* START Supplied information *
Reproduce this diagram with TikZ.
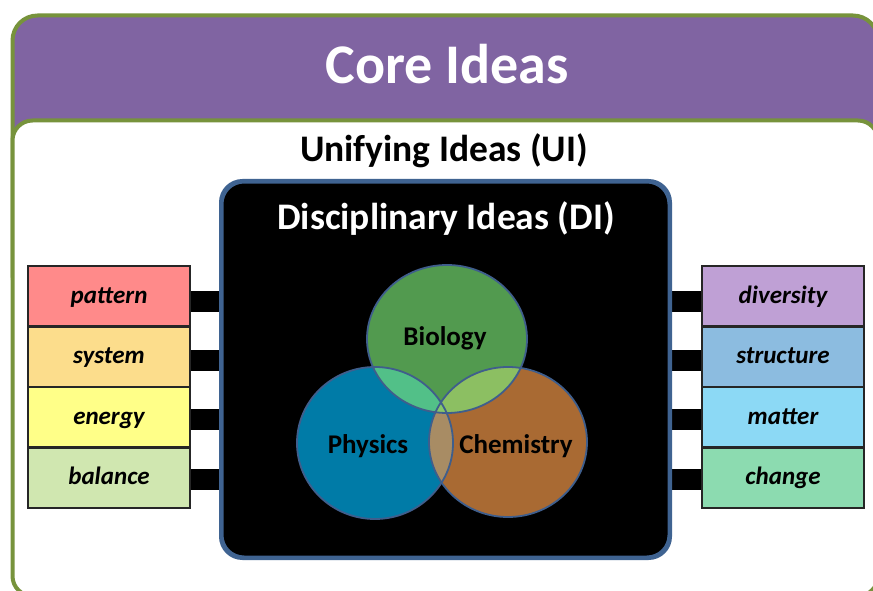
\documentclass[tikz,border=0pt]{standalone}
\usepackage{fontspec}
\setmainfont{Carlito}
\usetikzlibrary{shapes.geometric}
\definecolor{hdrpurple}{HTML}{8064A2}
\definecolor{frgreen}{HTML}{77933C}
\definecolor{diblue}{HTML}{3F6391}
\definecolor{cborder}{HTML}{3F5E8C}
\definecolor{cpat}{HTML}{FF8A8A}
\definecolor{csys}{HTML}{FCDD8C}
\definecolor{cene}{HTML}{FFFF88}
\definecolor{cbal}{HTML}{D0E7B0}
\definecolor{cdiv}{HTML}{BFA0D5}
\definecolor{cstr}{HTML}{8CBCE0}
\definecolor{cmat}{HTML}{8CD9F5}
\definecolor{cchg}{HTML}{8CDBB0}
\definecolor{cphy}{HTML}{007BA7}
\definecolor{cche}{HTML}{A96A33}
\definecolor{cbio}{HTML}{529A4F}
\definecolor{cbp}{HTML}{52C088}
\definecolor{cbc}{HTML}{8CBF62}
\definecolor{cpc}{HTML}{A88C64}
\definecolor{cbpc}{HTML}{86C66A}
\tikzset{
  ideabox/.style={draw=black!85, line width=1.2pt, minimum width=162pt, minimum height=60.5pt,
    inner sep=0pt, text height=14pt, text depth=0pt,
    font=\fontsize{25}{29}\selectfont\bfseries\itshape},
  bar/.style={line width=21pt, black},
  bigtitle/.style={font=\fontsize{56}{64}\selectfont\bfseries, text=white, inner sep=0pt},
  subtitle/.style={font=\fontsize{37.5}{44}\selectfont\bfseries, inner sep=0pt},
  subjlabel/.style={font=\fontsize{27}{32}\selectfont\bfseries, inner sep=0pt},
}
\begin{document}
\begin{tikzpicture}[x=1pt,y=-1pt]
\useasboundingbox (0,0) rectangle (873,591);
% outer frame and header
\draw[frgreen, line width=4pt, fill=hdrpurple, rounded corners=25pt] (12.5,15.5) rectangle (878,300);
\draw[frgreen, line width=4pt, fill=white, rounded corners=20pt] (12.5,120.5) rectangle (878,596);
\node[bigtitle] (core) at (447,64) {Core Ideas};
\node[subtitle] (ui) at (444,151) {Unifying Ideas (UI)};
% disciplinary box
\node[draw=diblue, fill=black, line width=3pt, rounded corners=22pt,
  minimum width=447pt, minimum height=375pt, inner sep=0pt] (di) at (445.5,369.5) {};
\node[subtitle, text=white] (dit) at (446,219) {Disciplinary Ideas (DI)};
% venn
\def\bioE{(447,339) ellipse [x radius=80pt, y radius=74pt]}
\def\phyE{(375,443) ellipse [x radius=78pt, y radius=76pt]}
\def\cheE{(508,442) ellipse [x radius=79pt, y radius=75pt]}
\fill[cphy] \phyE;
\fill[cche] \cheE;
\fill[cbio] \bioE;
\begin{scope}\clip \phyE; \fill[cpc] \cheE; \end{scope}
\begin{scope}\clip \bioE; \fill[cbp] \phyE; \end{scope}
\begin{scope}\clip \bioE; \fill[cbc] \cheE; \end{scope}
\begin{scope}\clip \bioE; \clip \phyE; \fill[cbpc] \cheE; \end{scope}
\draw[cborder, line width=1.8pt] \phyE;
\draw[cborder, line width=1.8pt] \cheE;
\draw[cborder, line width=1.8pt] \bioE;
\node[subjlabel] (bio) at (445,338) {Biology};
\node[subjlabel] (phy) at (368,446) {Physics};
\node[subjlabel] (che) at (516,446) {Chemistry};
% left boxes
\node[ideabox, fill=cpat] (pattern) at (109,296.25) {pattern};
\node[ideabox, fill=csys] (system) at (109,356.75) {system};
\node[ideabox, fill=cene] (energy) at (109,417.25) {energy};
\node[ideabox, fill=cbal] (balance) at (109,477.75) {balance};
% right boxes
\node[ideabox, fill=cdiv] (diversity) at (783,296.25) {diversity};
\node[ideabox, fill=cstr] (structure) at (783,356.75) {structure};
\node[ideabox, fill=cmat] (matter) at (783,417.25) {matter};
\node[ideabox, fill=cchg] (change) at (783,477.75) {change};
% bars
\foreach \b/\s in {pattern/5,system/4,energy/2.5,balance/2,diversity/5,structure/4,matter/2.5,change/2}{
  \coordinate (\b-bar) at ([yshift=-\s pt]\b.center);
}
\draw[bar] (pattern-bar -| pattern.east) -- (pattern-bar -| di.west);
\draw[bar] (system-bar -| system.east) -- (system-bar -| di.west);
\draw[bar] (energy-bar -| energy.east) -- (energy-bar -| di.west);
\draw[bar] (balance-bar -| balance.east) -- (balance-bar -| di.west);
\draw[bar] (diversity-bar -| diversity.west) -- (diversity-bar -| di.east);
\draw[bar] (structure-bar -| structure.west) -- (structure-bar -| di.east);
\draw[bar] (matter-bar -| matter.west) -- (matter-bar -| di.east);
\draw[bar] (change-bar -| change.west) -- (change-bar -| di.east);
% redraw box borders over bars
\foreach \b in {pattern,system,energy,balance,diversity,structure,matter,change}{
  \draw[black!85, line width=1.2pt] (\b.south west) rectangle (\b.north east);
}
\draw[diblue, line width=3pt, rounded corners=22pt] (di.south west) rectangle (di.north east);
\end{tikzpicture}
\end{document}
* END Supplied information *
Do this
The data above needs to be retyped exactly, with the images left out.

Expected answer
Reproduce this diagram with TikZ.
\documentclass[tikz,border=0pt]{standalone}
\usepackage{fontspec}
\setmainfont{Carlito}
\usetikzlibrary{shapes.geometric}
\definecolor{hdrpurple}{HTML}{8064A2}
\definecolor{frgreen}{HTML}{77933C}
\definecolor{diblue}{HTML}{3F6391}
\definecolor{cborder}{HTML}{3F5E8C}
\definecolor{cpat}{HTML}{FF8A8A}
\definecolor{csys}{HTML}{FCDD8C}
\definecolor{cene}{HTML}{FFFF88}
\definecolor{cbal}{HTML}{D0E7B0}
\definecolor{cdiv}{HTML}{BFA0D5}
\definecolor{cstr}{HTML}{8CBCE0}
\definecolor{cmat}{HTML}{8CD9F5}
\definecolor{cchg}{HTML}{8CDBB0}
\definecolor{cphy}{HTML}{007BA7}
\definecolor{cche}{HTML}{A96A33}
\definecolor{cbio}{HTML}{529A4F}
\definecolor{cbp}{HTML}{52C088}
\definecolor{cbc}{HTML}{8CBF62}
\definecolor{cpc}{HTML}{A88C64}
\definecolor{cbpc}{HTML}{86C66A}
\tikzset{
  ideabox/.style={draw=black!85, line width=1.2pt, minimum width=162pt, minimum height=60.5pt,
    inner sep=0pt, text height=14pt, text depth=0pt,
    font=\fontsize{25}{29}\selectfont\bfseries\itshape},
  bar/.style={line width=21pt, black},
  bigtitle/.style={font=\fontsize{56}{64}\selectfont\bfseries, text=white, inner sep=0pt},
  subtitle/.style={font=\fontsize{37.5}{44}\selectfont\bfseries, inner sep=0pt},
  subjlabel/.style={font=\fontsize{27}{32}\selectfont\bfseries, inner sep=0pt},
}
\begin{document}
\begin{tikzpicture}[x=1pt,y=-1pt]
\useasboundingbox (0,0) rectangle (873,591);
% outer frame and header
\draw[frgreen, line width=4pt, fill=hdrpurple, rounded corners=25pt] (12.5,15.5) rectangle (878,300);
\draw[frgreen, line width=4pt, fill=white, rounded corners=20pt] (12.5,120.5) rectangle (878,596);
\node[bigtitle] (core) at (447,64) {Core Ideas};
\node[subtitle] (ui) at (444,151) {Unifying Ideas (UI)};
% disciplinary box
\node[draw=diblue, fill=black, line width=3pt, rounded corners=22pt,
  minimum width=447pt, minimum height=375pt, inner sep=0pt] (di) at (445.5,369.5) {};
\node[subtitle, text=white] (dit) at (446,219) {Disciplinary Ideas (DI)};
% venn
\def\bioE{(447,339) ellipse [x radius=80pt, y radius=74pt]}
\def\phyE{(375,443) ellipse [x radius=78pt, y radius=76pt]}
\def\cheE{(508,442) ellipse [x radius=79pt, y radius=75pt]}
\fill[cphy] \phyE;
\fill[cche] \cheE;
\fill[cbio] \bioE;
\begin{scope}\clip \phyE; \fill[cpc] \cheE; \end{scope}
\begin{scope}\clip \bioE; \fill[cbp] \phyE; \end{scope}
\begin{scope}\clip \bioE; \fill[cbc] \cheE; \end{scope}
\begin{scope}\clip \bioE; \clip \phyE; \fill[cbpc] \cheE; \end{scope}
\draw[cborder, line width=1.8pt] \phyE;
\draw[cborder, line width=1.8pt] \cheE;
\draw[cborder, line width=1.8pt] \bioE;
\node[subjlabel] (bio) at (445,338) {Biology};
\node[subjlabel] (phy) at (368,446) {Physics};
\node[subjlabel] (che) at (516,446) {Chemistry};
% left boxes
\node[ideabox, fill=cpat] (pattern) at (109,296.25) {pattern};
\node[ideabox, fill=csys] (system) at (109,356.75) {system};
\node[ideabox, fill=cene] (energy) at (109,417.25) {energy};
\node[ideabox, fill=cbal] (balance) at (109,477.75) {balance};
% right boxes
\node[ideabox, fill=cdiv] (diversity) at (783,296.25) {diversity};
\node[ideabox, fill=cstr] (structure) at (783,356.75) {structure};
\node[ideabox, fill=cmat] (matter) at (783,417.25) {matter};
\node[ideabox, fill=cchg] (change) at (783,477.75) {change};
% bars
\foreach \b/\s in {pattern/5,system/4,energy/2.5,balance/2,diversity/5,structure/4,matter/2.5,change/2}{
  \coordinate (\b-bar) at ([yshift=-\s pt]\b.center);
}
\draw[bar] (pattern-bar -| pattern.east) -- (pattern-bar -| di.west);
\draw[bar] (system-bar -| system.east) -- (system-bar -| di.west);
\draw[bar] (energy-bar -| energy.east) -- (energy-bar -| di.west);
\draw[bar] (balance-bar -| balance.east) -- (balance-bar -| di.west);
\draw[bar] (diversity-bar -| diversity.west) -- (diversity-bar -| di.east);
\draw[bar] (structure-bar -| structure.west) -- (structure-bar -| di.east);
\draw[bar] (matter-bar -| matter.west) -- (matter-bar -| di.east);
\draw[bar] (change-bar -| change.west) -- (change-bar -| di.east);
% redraw box borders over bars
\foreach \b in {pattern,system,energy,balance,diversity,structure,matter,change}{
  \draw[black!85, line width=1.2pt] (\b.south west) rectangle (\b.north east);
}
\draw[diblue, line width=3pt, rounded corners=22pt] (di.south west) rectangle (di.north east);
\end{tikzpicture}
\end{document}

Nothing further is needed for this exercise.